Creative work loves craft, but businesses love systems. If you feel like you’re always catching up — replying late, losing track of edits, sweating over backups — you don’t need more willpower; you need better defaults. The right CRM, a boring backup strategy, and a few checklists will recover hours each week and protect what matters: your attention and your files.
Start with a simple pipeline. A CRM (customer relationship manager) is just a board with columns: New Inquiry, Discovery Call, Proposal Sent, Booked, Pre-Production, Delivered, Archived. Every client lives on that board. When an email arrives, add a card. When you send a proposal, move it. When money lands, mark Booked. Choose a tool you like — dedicated photo CRMs, general project boards, or even a well-structured spreadsheet — the key is that it’s always open and always up to date.
Template the conversations. Write email templates for common moments and save them in your CRM or email client: initial reply (with a link to your calendar), proposal follow-up, booking confirmation with next steps, pre-shoot checklist, rain plan, delivery notice, and testimonial request. Personalize the first line; leave the body structured. Templates don’t make you robotic; they make you reliable.
Proposals should be short and clear. A one-page PDF with a friendly intro paragraph, three packages or a tailored scope, timeline, and terms beats a labyrinthine deck. Use e-signing so clients can approve without printers. Include a retainer invoice link that expires in seven days to keep momentum. Your CRM should track opens so you know when to follow up politely.
Calendar like a producer. Block buffers around shoots for travel, prep, and recovery. Use color codes for shooting, editing, meetings, and admin. Automate scheduling with a public link that respects your blocks and time zones. Set recurring tasks: monthly portfolio curation, quarterly gear cleaning, yearly insurance review. What’s scheduled gets done; what isn’t gets postponed forever.
Backups: adopt 3-2-1 and stop worrying.
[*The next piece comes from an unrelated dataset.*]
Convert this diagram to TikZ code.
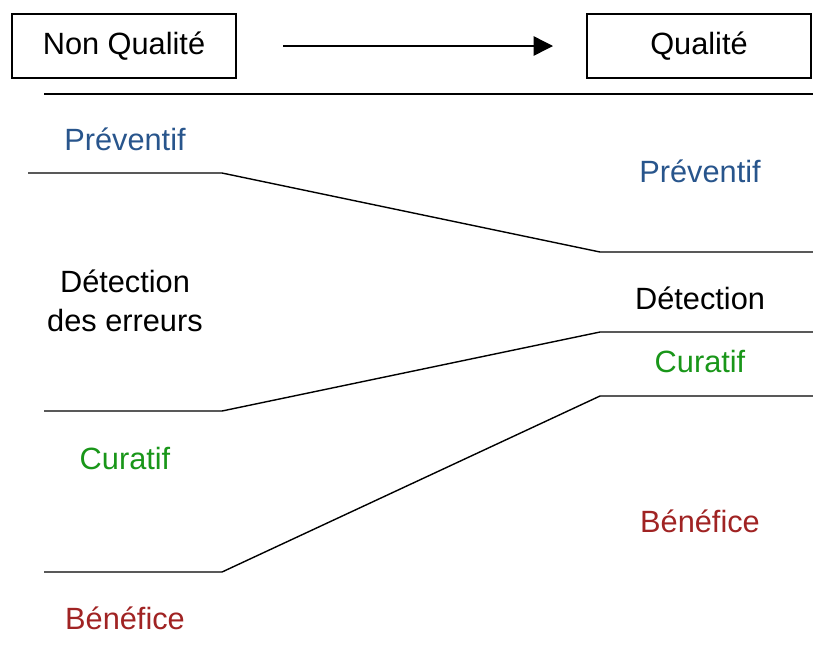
\documentclass[tikz,border=0pt]{standalone}
\usepackage{fontspec}
\setmainfont{Liberation Sans}
\usetikzlibrary{arrows.meta}
\definecolor{prevblue}{RGB}{40,85,140}
\definecolor{curgreen}{RGB}{25,150,25}
\definecolor{benred}{RGB}{160,35,35}

\begin{document}
\begin{tikzpicture}[x=0.02cm,y=-0.02cm,
   qbox/.style={draw,line width=0.7pt,minimum width=4.48cm,minimum height=1.28cm,inner sep=0pt},
   lab/.style={font=\fontsize{17.5}{22}\selectfont,align=center},
   level/.style={line width=0.8pt}]
   \useasboundingbox (0,0) rectangle (813,647);
   % the two states and the arrow between them
   \node[qbox,lab] (nonq) at (124,46) {Non Qualit\'e};
   \node[qbox,lab] (qual) at (699,46) {Qualit\'e};
   \coordinate (arrs) at (283,46); % arrow start
   \coordinate (arre) at (553,46); % arrow end
   \draw[line width=0.8pt,-{Triangle[length=11pt,width=11pt]}] (arrs) -- (arre);
   % top rule
   \draw[level] (44,94) -- (813,94);
   % separating lines: left height / right height
   \foreach \xl/\yl/\yr in {28/173/252, 44/411/332, 44/572/396}
   \draw[level] (\xl,\yl) -- (222,\yl) -- (600,\yr) -- (813,\yr);
   % left column (non qualite)
   \node[lab,text=prevblue] (lprev) at (125,139) {Pr\'eventif};
   \node[lab] (ldet) at (125,301) {D\'etection\\des erreurs};
   \node[lab,text=curgreen] (lcur) at (125,458) {Curatif};
   \node[lab,text=benred] (lben) at (125,618) {B\'en\'efice};
   % right column (qualite)
   \node[lab,text=prevblue] (rprev) at (700,171) {Pr\'eventif};
   \node[lab] (rdet) at (700,298) {D\'etection};
   \node[lab,text=curgreen] (rcur) at (700,361) {Curatif};
   \node[lab,text=benred] (rben) at (700,521) {B\'en\'efice};
\end{tikzpicture}
\end{document}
Three copies of each file, on two different media, with one off-site. Practically, that means: shoot to dual cards; clone to two SSDs on set; when home, ingest to a RAID or NAS; and sync to cloud overnight. Use checksum verification when copying (many copy utilities include this) so you’re not trusting a progress bar. Label drives, keep a log, and set alerts for failed backups. If it feels boring, you’re doing it right.
File structure saves hours later. Use a consistent folder scheme: YYYYMMDD_Client_Project/01_RAW/02_Selects/03_Masters/04_Exports. Name files with client slug, date, and sequence. Keep a per-job README noting camera settings quirks, creative decisions, and delivery specs. Six months later, you’ll thank past-you when a re-export takes minutes, not guesswork.
Catalogs and presets are tools, not traps. Whether you’re in Lightroom, Capture One, or another editor, store presets and profiles in version-controlled folders (even a simple cloud sync). Maintain a small set of looks tuned for portraits, editorial, and events rather than dozens of almost-duplicates. When software updates, test on a sample session and note any color shifts to avoid surprise on paid work.
Checklists reduce errors when you’re tired. I keep three: Pre-Shoot (charge, format, pack, permits, call sheet, wardrobe notes), On-Set (clock sync, backup at break, hero list review, safety), and Pre-Delivery (color space, crops, filenames, license PDF). Print them or store in your notes app. The point isn’t to be perfect; it’s to make mistakes rare and recoverable.
Measure what matters. Track a few KPIs monthly: inquiries, conversion rate, average job value, turnaround time, and referral sources. If inquiries spike after a particular blog post or portfolio refresh, do more of that. If turnaround slips, adjust capacity or pricing. Data is not personality; it’s headlights for the road.
Create gentle marketing rhythms. A quarterly newsletter with recent work, a behind-the-scenes note on a shoot, and a client tip keeps your name present. Batch blog posts and social captions on a quiet afternoon and schedule them. Repurpose: one editorial can become a case study, three Instagram posts, and a short reel. Consistency beats volume.
Finally, document how you work. A short operations manual — a living doc — covers your values, response time, file handling, and delivery promises. If you bring in an assistant or outsource retouching, hand them the manual. Systems aren’t stuffy; they’re kindness to your future self and to your clients. When the back-end is steady, you can walk onto any set with a clear head — and make the kind of pictures that built your reputation in the first place.